== Data lines ==
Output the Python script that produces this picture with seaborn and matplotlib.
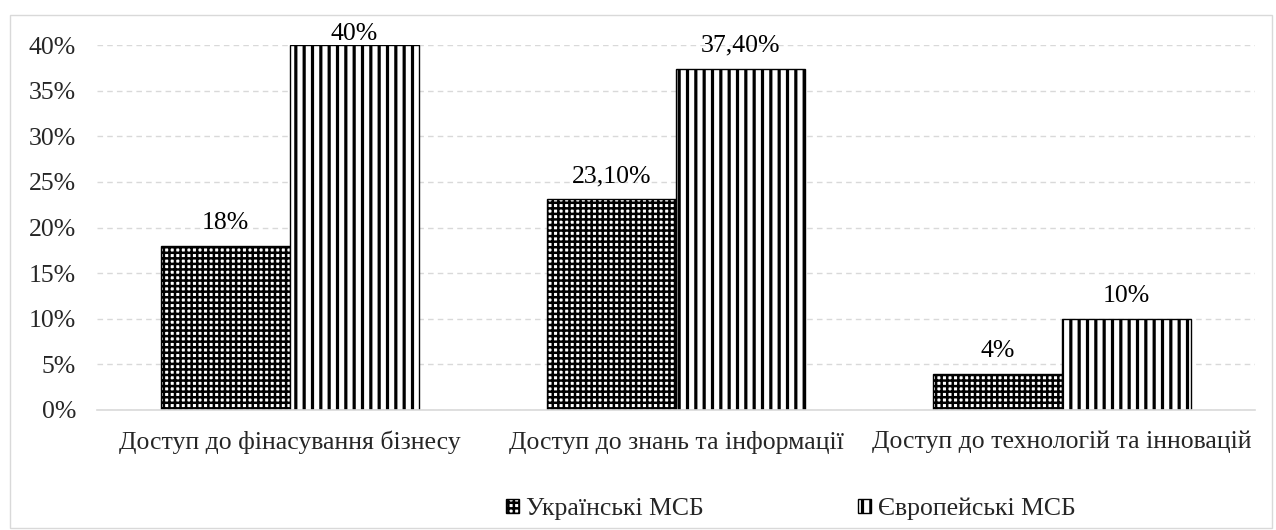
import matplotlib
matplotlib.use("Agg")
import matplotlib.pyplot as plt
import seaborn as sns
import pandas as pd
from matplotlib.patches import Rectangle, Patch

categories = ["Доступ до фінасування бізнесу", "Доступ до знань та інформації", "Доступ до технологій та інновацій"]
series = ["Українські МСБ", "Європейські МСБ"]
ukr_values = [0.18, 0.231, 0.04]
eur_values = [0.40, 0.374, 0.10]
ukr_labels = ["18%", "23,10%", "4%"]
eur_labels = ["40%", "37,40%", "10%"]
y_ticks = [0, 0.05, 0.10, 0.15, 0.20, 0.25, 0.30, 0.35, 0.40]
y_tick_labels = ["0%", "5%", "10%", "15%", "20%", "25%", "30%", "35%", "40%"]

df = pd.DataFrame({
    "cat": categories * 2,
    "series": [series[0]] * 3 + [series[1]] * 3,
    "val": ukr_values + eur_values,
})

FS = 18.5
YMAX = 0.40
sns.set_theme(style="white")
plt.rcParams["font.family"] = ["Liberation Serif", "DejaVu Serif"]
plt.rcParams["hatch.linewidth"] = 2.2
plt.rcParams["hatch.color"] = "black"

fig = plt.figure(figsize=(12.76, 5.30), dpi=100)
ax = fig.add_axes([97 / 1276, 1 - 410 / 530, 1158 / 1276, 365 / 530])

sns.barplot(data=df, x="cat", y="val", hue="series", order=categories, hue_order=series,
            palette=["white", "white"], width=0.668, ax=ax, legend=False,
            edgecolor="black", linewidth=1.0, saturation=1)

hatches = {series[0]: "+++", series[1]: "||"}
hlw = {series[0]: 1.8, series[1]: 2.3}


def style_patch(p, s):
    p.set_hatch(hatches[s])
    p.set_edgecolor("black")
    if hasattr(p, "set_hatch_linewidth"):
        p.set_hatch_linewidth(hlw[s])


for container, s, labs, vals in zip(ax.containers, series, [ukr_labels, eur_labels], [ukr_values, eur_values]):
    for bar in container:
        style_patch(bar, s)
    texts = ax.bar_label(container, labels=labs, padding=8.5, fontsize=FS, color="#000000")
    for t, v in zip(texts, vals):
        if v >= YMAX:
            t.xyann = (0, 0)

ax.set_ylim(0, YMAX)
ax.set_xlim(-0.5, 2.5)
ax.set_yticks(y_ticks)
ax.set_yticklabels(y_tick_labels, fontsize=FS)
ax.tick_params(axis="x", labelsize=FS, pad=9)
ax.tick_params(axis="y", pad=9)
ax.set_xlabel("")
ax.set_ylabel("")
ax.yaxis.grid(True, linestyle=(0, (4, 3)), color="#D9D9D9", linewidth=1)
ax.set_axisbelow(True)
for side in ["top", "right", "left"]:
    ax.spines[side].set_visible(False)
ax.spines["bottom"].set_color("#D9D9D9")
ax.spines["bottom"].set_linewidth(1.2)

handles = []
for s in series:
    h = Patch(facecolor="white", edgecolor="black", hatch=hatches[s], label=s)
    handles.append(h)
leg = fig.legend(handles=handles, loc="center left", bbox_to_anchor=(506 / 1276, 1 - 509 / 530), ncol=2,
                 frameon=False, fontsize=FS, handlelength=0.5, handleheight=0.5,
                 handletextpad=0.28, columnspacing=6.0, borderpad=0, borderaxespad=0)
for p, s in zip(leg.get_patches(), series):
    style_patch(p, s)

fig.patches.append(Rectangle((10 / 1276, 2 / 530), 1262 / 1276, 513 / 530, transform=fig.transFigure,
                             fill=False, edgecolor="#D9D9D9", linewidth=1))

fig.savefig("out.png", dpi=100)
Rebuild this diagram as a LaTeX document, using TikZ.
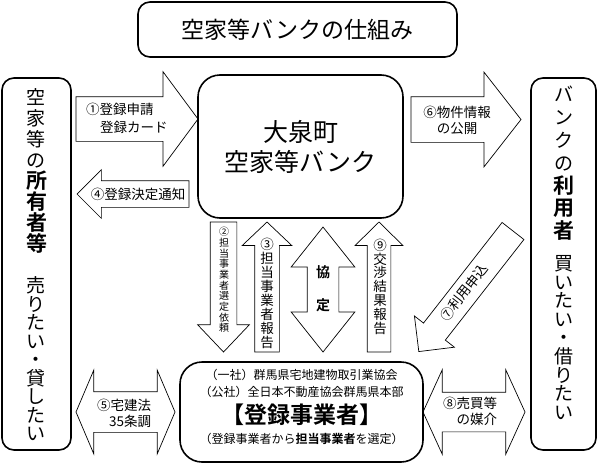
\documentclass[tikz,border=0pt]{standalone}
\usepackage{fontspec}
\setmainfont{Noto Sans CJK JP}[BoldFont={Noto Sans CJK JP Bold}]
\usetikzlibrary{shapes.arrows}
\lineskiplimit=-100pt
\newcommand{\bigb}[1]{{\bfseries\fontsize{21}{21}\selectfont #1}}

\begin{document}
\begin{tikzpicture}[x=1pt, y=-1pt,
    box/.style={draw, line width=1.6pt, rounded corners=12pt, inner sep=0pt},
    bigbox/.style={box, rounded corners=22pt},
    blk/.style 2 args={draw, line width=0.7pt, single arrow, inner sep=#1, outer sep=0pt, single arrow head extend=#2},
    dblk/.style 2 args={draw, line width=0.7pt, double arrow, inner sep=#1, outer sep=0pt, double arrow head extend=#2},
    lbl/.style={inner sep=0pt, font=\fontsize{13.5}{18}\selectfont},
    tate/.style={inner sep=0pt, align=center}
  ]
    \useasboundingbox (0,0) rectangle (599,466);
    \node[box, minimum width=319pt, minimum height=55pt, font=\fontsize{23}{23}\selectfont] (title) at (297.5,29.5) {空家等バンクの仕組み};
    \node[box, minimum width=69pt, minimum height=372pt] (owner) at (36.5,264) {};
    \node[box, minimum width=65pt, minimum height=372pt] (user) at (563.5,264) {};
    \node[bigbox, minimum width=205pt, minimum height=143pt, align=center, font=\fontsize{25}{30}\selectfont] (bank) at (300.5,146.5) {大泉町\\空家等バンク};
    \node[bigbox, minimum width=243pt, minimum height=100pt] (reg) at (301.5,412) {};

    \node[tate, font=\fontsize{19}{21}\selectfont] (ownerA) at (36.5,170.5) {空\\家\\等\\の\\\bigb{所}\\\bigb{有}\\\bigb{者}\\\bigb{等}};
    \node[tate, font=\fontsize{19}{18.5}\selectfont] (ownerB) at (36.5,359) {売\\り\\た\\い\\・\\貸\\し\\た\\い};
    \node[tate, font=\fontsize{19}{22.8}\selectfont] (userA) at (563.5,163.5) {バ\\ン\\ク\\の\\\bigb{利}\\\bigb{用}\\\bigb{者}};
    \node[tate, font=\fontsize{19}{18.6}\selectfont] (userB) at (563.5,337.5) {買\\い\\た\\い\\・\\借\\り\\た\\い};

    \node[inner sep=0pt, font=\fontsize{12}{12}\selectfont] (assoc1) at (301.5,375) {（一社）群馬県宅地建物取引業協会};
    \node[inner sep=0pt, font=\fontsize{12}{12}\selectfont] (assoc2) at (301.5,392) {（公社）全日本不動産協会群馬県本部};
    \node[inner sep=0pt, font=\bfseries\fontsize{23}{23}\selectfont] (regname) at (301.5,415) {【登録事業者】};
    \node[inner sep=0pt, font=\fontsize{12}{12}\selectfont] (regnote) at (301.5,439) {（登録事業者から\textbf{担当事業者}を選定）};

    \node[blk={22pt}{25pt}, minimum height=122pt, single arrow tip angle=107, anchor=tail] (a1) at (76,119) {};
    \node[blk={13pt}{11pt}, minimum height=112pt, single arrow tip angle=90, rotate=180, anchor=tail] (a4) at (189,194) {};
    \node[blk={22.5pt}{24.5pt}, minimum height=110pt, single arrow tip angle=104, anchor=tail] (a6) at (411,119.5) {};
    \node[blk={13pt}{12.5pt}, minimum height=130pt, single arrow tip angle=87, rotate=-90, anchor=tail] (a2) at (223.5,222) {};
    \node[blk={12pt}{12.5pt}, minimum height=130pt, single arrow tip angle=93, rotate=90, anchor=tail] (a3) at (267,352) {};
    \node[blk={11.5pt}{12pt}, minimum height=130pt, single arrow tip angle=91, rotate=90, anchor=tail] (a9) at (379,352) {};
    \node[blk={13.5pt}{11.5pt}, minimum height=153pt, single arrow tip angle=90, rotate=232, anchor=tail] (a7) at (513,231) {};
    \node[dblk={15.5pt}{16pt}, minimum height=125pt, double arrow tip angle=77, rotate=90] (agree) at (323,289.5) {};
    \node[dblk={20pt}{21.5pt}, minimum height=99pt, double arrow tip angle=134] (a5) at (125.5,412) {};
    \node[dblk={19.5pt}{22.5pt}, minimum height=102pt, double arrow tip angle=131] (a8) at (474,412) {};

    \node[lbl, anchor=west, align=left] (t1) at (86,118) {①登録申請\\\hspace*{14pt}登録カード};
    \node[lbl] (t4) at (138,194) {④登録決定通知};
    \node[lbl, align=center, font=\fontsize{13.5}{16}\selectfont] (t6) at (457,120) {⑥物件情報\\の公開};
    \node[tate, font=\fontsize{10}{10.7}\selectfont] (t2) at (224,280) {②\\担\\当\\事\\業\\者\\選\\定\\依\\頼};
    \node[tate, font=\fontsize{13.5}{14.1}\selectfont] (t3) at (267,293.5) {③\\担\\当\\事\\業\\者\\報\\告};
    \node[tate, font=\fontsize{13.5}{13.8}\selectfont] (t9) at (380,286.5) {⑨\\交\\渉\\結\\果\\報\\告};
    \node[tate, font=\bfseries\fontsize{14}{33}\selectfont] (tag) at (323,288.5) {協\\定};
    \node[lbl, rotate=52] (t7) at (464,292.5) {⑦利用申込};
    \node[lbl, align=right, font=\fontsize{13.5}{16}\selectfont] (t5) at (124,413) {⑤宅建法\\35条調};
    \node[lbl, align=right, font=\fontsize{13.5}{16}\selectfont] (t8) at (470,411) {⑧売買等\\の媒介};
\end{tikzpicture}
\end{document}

== Stated exercise ==
Extract exactly, and only, the lines from the one with "Rebuild this diagram" to the one with "minimum width=243pt, minimum", both ends counted. Leave the images behind.

== Response for this exercise ==
Rebuild this diagram as a LaTeX document, using TikZ.
\documentclass[tikz,border=0pt]{standalone}
\usepackage{fontspec}
\setmainfont{Noto Sans CJK JP}[BoldFont={Noto Sans CJK JP Bold}]
\usetikzlibrary{shapes.arrows}
\lineskiplimit=-100pt
\newcommand{\bigb}[1]{{\bfseries\fontsize{21}{21}\selectfont #1}}

\begin{document}
\begin{tikzpicture}[x=1pt, y=-1pt,
    box/.style={draw, line width=1.6pt, rounded corners=12pt, inner sep=0pt},
    bigbox/.style={box, rounded corners=22pt},
    blk/.style 2 args={draw, line width=0.7pt, single arrow, inner sep=#1, outer sep=0pt, single arrow head extend=#2},
    dblk/.style 2 args={draw, line width=0.7pt, double arrow, inner sep=#1, outer sep=0pt, double arrow head extend=#2},
    lbl/.style={inner sep=0pt, font=\fontsize{13.5}{18}\selectfont},
    tate/.style={inner sep=0pt, align=center}
  ]
    \useasboundingbox (0,0) rectangle (599,466);
    \node[box, minimum width=319pt, minimum height=55pt, font=\fontsize{23}{23}\selectfont] (title) at (297.5,29.5) {空家等バンクの仕組み};
    \node[box, minimum width=69pt, minimum height=372pt] (owner) at (36.5,264) {};
    \node[box, minimum width=65pt, minimum height=372pt] (user) at (563.5,264) {};
    \node[bigbox, minimum width=205pt, minimum height=143pt, align=center, font=\fontsize{25}{30}\selectfont] (bank) at (300.5,146.5) {大泉町\\空家等バンク};
    \node[bigbox, minimum width=243pt, minimum height=100pt] (reg) at (301.5,412) {};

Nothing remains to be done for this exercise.